На самом деле, мог бы и уточнить. Нам с Дымком навязывали лицензии, но я ими не пользовался. Дикая тайга сама по себе высшее удовольствие. Зачем тратить время на охоту за голографическими подобиями тигров или медведей? Права Элисса, что променяла меня на Адраста. Я слишком архаичен. Скорее всего, мои предки не были охотниками, а пахали землю, сеяли хлеб, и на войну не стремились. А Элисса – живое воплощение, ожившая реконструкция амазонки. Царица Ипполита не приняла бы её в своё войско из-за риска расстаться с короной. Но Геракл, пленив вместо Ипполиты Элиссу, нисколько бы не разочаровался.

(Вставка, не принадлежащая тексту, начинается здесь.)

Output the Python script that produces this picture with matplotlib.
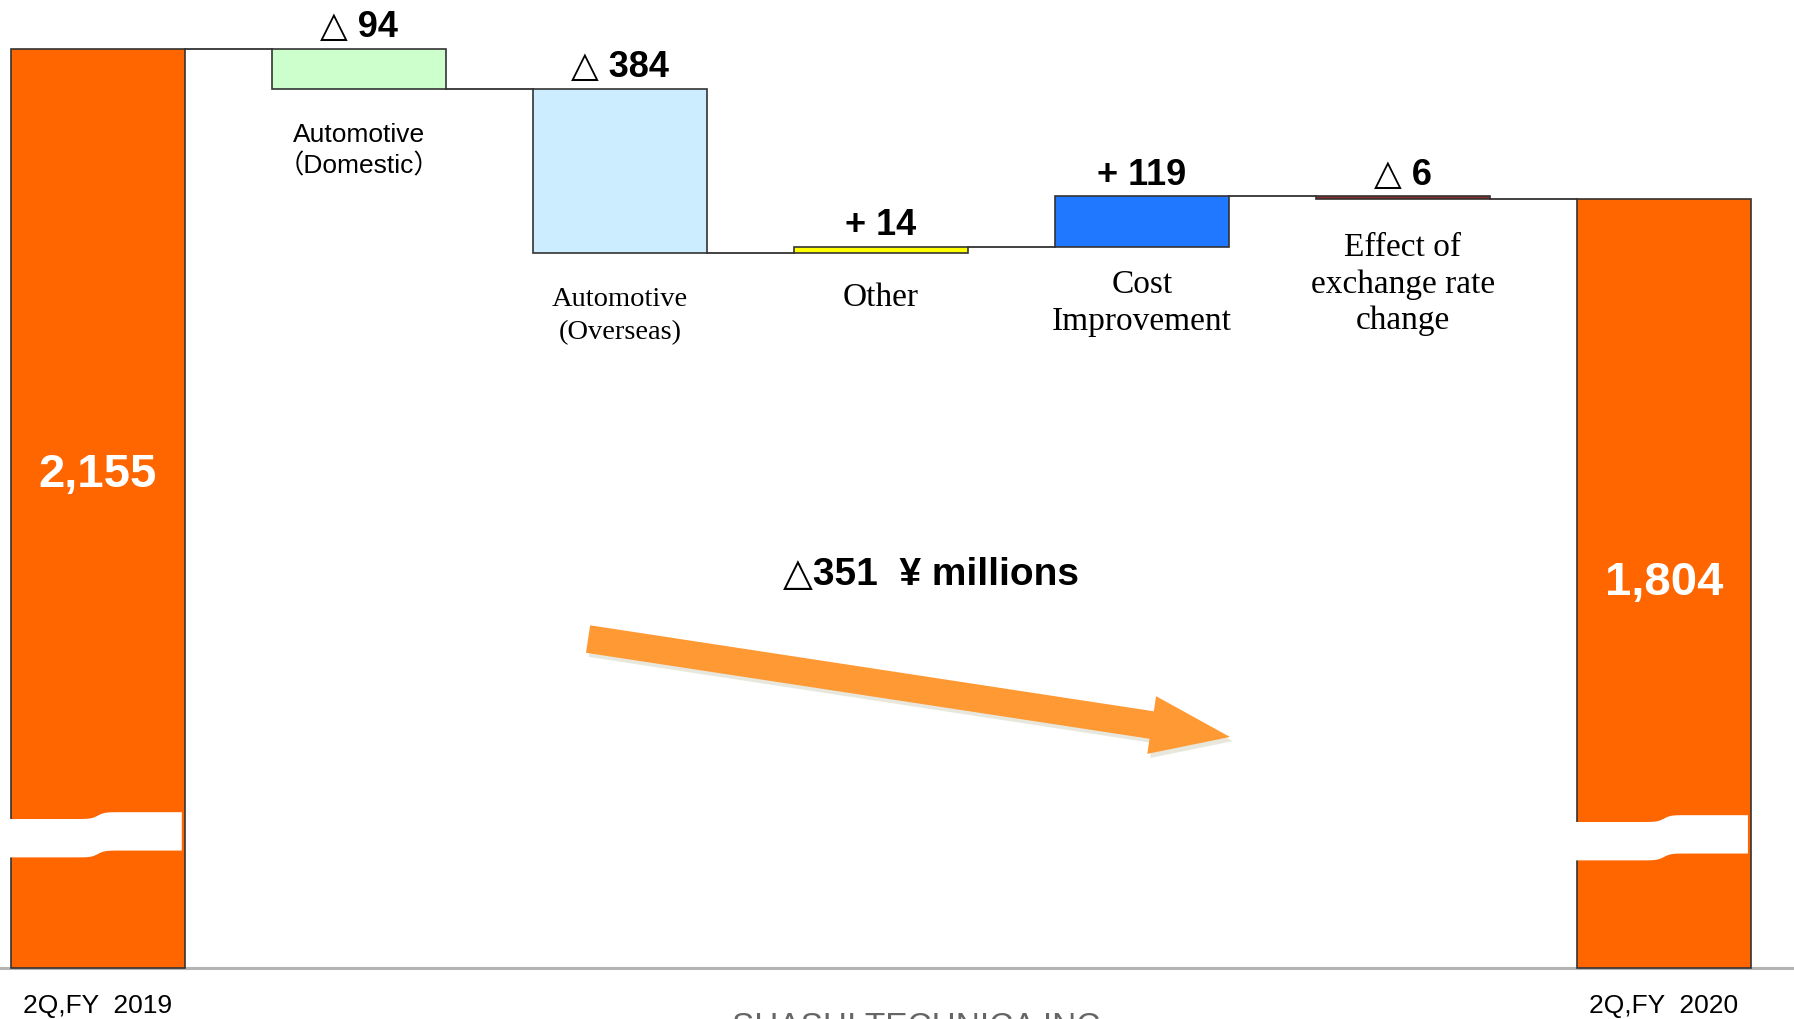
import numpy as np
import matplotlib
matplotlib.use('Agg')
import matplotlib.pyplot as plt
import matplotlib.patheffects as pe

# Data

start_label = '2Q,FY  2019'
end_label = '2Q,FY  2020'
start_value = 2155
end_value = 1804

steps = ['Automotive\n（Domestic）', 'Automotive\n(Overseas)', 'Other',
         'Cost\nImprovement', 'Effect of\nexchange rate\nchange']
changes = [-94, -384, 14, 119, -6]
change_text = ['△ 94', '△ 384', '+ 14', '+ 119', '△ 6']
total_text = '△351  ¥ millions'
footer = 'SHASHI TECHNICA INC.'

# Styles

step_colors = ['#CCFFCC', '#CCECFF', '#FFFF00', '#1F78FF', '#8E2A2A']
# (family, size, linespacing, offset below bar in points)
step_fonts = [(['Liberation Sans', 'Noto Sans CJK JP'], 19, 1.3, -24),
              (['Liberation Serif'], 20.5, 1.4, -24),
              (['Liberation Serif'], 24, 1.2, -21),
              (['Liberation Serif'], 24, 1.25, -16),
              (['Liberation Serif'], 24, 1.25, -24)]
SANS = ['Liberation Sans', 'DejaVu Sans']
ORANGE = '#FF6600'
EDGE = '#333333'
w = 0.667

fig = plt.figure(figsize=(17.94, 10.2), dpi=100)
ax = fig.add_axes([0, 0, 1, 1])
ax.set_xlim(-0.375, 6.498)
ax.set_ylim(-120, 2272)
ax.axis('off')

n = len(changes)
x_end = n + 1

# baseline
ax.axhline(0, color='#b4b4b4', lw=2.2, zorder=1)

# start / end totals
for x, v, ly in [(0, start_value, 1158), (x_end, end_value, 905)]:
    ax.bar(x, v, width=w, color=ORANGE, edgecolor=EDGE, linewidth=1.2, zorder=3)
    ax.text(x, ly, f'{v:,}', color='white', fontsize=34, fontweight='bold',
            ha='center', va='center', family=SANS, zorder=6)


def draw_break(x, level):
    xs = np.linspace(x - w / 2 - 0.006, x + w / 2 - 0.012, 80)
    shift = 8 * np.tanh((xs - x) / 0.025)
    top = level + 45 + shift
    bot = level - 45 + shift
    ax.fill(np.r_[xs, xs[::-1]], np.r_[top, bot[::-1]], color='white',
            lw=0, zorder=4)


draw_break(0, 312)
draw_break(x_end, 305)

# waterfall steps
level = start_value
for i, ch in enumerate(changes):
    x = i + 1
    new = level + ch
    ax.bar(x, abs(ch), bottom=min(level, new), width=w, color=step_colors[i],
           edgecolor=EDGE, linewidth=1.2, zorder=3)
    ax.plot([x - 1 + w / 2, x - w / 2], [level, level], color=EDGE, lw=1.3,
            zorder=2)
    ax.annotate(change_text[i], (x, max(level, new)), xytext=(0, 9),
                textcoords='offset points', ha='center', va='baseline',
                fontsize=26, fontweight='bold', family=SANS)
    fam, size, lsp, off = step_fonts[i]
    ax.annotate(steps[i], (x, min(level, new)), xytext=(0, off),
                textcoords='offset points', ha='center', va='top',
                fontsize=size, family=fam, linespacing=lsp)
    level = new
ax.plot([n + w / 2, x_end - w / 2], [level, level], color=EDGE, lw=1.3,
        zorder=2)

# period labels
for x, lab in [(0, start_label), (x_end, end_label)]:
    ax.annotate(lab, (x, 0), xytext=(0, -27), textcoords='offset points',
                ha='center', va='center', fontsize=19, family=SANS)

# total change and arrow
ax.text(0.519, 1 - 575 / 1020, total_text, transform=ax.transAxes,
        ha='center', va='center', fontsize=28, fontweight='bold', family=SANS)

ax.annotate('', xy=(0.6856, 0.2765), xytext=(0.3278, 0.3725),
            xycoords='axes fraction', textcoords='axes fraction',
            arrowprops=dict(arrowstyle='simple,head_length=2.85,head_width=2.1,tail_width=1.0',
                            mutation_scale=20, fc='#FF9933', ec='none',
                            shrinkA=0, shrinkB=0,
                            path_effects=[pe.SimplePatchShadow(offset=(2, -3), shadow_rgbFace='#d8d8c8', alpha=0.6),
                                          pe.Normal()]))

fig.text(0.513, 1 - 1012 / 1020, footer, ha='center', va='top', fontsize=24,
         color='#666666', family=SANS)

fig.savefig('out.png', dpi=100)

Справившись с чувством вины и всплеском возмущения, я заговорил о предстоящей охоте:
– Знаешь, во времена инков дичи в их лесах было немеряно. Но и тогда они охотились по графику королей: делили угодья на несколько частей, и каждый год использовали для охоты только одну. Природа отдыхала от человека несколько лет. Мудро? И убивали не всех зверей подряд, а самых слабых, дополняли естественный отбор искусственным. Думаю, они жили с природой как братья-сёстры в забытых нами семьях.

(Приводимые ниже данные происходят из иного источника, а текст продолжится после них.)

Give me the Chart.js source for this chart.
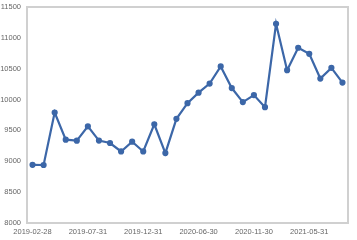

Нормального разговора у меня с Элиссой никогда не получалось. Я склонялся или к лекции, или к проповеди, или к провокации. Может, потому, что у нас нет общей темы? Элисса никак не отреагировала на обращение к инкам. Лет пять назад обратилась бы в рассвирепевшую львицу. Зачем ей инки? Что с них можно получить? Вот если б они жили по тысяче лет, не старея! Тогда Консулат меня на руках бы носил, как знатока Тавантин-Суйю. Нет, тогда меня к этой теме близко не подпустили бы! Сегодня Элисса вынуждена тянуть пустой билетик, выбора у неё нет. Невинный мой тест удался. Но чтобы вовсе не показать себя? – такого она себе никогда не позволяла! И, сдержав недовольство, сказала:
– Тут тоже… за настоящими тиграми охотились настоящие охотники. Не как в детской забаве, – твёрдой подошвой амазонского ботинка она раздавила проклюнувшийся росток лесной лилии. Нечаянно ли?
Под детской забавой она подразумевает что? Охоту на призраков или предстоящую реконструкцию? И я продолжил опасную игру:
– А там, где через несколько дней мы начнём работать, водились львы. Инки их приручали, одомашнивали. В столичном Коско целый квартал предназначался для воспитания львов. Их готовили для церемонии поднесения зверей императору.
– Хотела бы я посмотреть на живого императора. Твои реконструкции, прости, сомнительны…
– Хм-м, – отозвался я, – Но с королём надо уметь себя вести соответственно.